The bulk of my time in Uganda was spent on two projects. First was the project I intended to complete, the Growing Resources Opportunities and Wealth for Women (GROWW) Microfinance project. The second was a new, malleable project focusing on the design and implementation of an agriculture-based information and communication technology center that would serve the five villages surrounding Sitabaale.
My assignments provided firsthand experiences and required a breadth of research and critical thinking skills, ones Lebanon Valley College has aided in cultivating. To elaborate briefly, microfinance is the process of lending a small collateral-free loan to an impoverished individual so they can start or expand a business. The idea is that with the loan, they will increase their income and enhance their living standards. TASAAGA’s GROWW project specifically aims to provide these loans to widows and single mothers in order to make a better life for their children.
My involvement with this project started at the beginning of a new cycle in the lending process. I first was given the responsibility of selecting five women from the applicant pool, interviewing them to ensure the accuracy of their applications. (One of the fees I paid to the organization included the capital that would finance their loans.) In addition to field work, I was asked to design, develop, and author a training manual that would be used to educate the women in the basics of business. Hoping to increase the impact of this manual, I designed the course to be interactive. Throughout the course, a participant will learn the basics of business, management, economics, and accounting while writing their own personalized business plan.
Recognizing agriculture as the primary source of income for those in poverty, TASAAGA launched a new agriculture project to educate farmers on the basics of planting, harvesting, and animal husbandry. Concurrently the project will transmit information about impending epidemics or natural disasters, allowing farmers to combat these threats to their livelihood.
Since the project was in the planning stage, I focused on conducting field research and outreach to help TASAAGA deduce the needs this new center must address. After developing a survey, we walked to the five neighboring villages and asked questions ranging from the number of seasons in Africa to their self-described hardest struggle. This data will be used to formulate the goals and services of the center as well as research for grant proposals.

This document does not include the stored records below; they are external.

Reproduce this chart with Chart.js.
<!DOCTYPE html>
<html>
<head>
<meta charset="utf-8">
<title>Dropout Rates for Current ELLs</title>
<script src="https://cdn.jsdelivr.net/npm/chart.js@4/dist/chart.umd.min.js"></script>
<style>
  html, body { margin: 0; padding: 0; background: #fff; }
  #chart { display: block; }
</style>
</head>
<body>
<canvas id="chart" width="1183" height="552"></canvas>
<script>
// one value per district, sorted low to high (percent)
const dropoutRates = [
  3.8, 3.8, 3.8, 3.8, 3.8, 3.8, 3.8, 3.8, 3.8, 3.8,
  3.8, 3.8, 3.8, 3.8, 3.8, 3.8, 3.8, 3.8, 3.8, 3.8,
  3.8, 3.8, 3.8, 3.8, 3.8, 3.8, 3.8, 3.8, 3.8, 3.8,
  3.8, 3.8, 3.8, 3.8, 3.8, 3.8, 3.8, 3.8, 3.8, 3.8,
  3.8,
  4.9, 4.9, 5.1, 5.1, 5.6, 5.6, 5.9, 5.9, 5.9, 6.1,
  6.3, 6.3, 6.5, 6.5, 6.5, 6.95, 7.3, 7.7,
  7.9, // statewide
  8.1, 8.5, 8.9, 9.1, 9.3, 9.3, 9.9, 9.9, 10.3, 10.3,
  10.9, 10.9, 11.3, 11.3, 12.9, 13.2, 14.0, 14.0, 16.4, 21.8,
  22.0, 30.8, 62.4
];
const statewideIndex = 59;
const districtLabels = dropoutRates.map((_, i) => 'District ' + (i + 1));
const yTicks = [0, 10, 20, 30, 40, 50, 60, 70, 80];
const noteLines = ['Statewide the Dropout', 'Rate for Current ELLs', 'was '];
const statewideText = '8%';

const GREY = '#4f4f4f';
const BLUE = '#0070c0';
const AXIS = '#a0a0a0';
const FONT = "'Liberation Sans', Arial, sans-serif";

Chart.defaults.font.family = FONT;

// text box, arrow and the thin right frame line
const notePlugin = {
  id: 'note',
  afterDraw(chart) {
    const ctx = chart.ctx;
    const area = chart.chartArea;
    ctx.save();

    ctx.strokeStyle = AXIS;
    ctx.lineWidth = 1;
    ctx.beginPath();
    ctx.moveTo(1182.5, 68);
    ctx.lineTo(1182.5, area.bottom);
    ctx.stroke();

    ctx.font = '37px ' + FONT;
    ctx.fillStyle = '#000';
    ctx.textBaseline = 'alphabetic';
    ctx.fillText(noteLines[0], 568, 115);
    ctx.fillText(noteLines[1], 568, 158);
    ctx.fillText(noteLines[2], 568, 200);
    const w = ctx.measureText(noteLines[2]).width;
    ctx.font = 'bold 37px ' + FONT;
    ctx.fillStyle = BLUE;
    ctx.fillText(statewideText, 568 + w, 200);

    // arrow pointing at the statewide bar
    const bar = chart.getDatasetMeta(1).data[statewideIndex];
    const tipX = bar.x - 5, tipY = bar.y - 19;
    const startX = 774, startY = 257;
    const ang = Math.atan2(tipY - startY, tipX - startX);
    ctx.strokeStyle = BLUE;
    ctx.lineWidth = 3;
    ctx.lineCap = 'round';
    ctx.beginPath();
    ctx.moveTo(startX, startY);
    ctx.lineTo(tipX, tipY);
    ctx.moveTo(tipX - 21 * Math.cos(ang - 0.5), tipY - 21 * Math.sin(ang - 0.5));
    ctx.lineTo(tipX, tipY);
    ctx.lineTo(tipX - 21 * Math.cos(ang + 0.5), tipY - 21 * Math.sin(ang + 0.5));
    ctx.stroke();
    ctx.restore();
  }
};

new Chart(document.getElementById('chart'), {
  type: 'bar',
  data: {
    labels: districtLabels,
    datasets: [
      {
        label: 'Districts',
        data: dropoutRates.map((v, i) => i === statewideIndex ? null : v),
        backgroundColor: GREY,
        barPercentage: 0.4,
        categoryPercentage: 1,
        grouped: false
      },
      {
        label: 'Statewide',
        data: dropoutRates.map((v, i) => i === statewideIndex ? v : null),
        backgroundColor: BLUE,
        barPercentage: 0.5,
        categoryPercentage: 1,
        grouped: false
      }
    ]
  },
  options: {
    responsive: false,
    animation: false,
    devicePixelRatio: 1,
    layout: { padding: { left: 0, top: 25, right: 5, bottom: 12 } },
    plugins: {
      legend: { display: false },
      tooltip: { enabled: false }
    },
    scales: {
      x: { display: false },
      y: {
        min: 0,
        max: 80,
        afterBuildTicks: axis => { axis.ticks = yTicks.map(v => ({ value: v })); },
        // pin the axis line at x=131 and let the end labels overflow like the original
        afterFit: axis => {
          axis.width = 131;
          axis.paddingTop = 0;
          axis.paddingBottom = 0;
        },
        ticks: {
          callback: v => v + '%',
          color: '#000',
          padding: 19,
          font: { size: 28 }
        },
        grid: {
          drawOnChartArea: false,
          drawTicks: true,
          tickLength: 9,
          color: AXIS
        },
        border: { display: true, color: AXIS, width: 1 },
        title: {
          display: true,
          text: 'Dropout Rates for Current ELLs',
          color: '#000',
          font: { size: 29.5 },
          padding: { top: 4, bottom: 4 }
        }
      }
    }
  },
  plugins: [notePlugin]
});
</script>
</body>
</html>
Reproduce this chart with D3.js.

My work in Uganda and other developing nations has just begun.
While in Uganda, I had the opportunity to talk to many people and inquire about their needs. Most of the children want to continue their education to the college level; however, with the cost of schooling relative to their family’s income, this is not a reality for many of them. A strong advocate that education is a birthright, I feel responsible to make their dreams a reality.
In addition, I have just begun an internship with the Eastern Pennsylvania branch of the American Red Cross’s International Services Department where I work on expanding family reunification services. LVC’s support of individualism and education has allowed me to forge my life’s path. I will continue to use education as a guidepost in the fight against global suffering.